There has been a sharp rise in the number of British people applying for Irish passports because of fears of a Brexit. As the Dáil debated the potential crisis, the government has developed a strategy to deal with a British exit from the EU.
Last week, Ceann Comhairle Seán Ó Fearghaíl travelled to London to visit the Irish embassy, which has seen a rise in the number of applications for passports, as the vote on June 23 approaches. The feeling is that, by having an Irish passport as well as a British one, people will not be disenfranchised by a vote to leave the EU. This is of particular concern for business people, sources have said.
Mr Ó Fearghaíl met Irish ambassador Dan Mulhall, whose team have seen a rise in workload on passport requests. Figures from the Department of Foreign Affairs show the number of British-born people applying for Irish passports on the basis of their ancestry rose sharply in the past year.

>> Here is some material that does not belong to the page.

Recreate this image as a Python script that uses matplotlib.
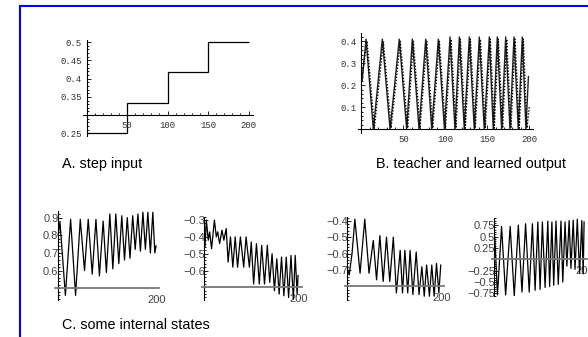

Between 2014 and 2015, the number of adults born in England, Scotland or Wales applying for their first Irish passport on the basis of having an Irish-born grandparent rose more than 33%, from 379 to 507.
Applications from those with one or more Irish parent rose 11% in the same period, from 3,376 to 3,736. In the previous year, the total applying in both categories fell slightly. However, the Irish Examiner understands that, should a Brexit move ahead, there may be a greater surge in the number of applications from British nationals of Irish origin.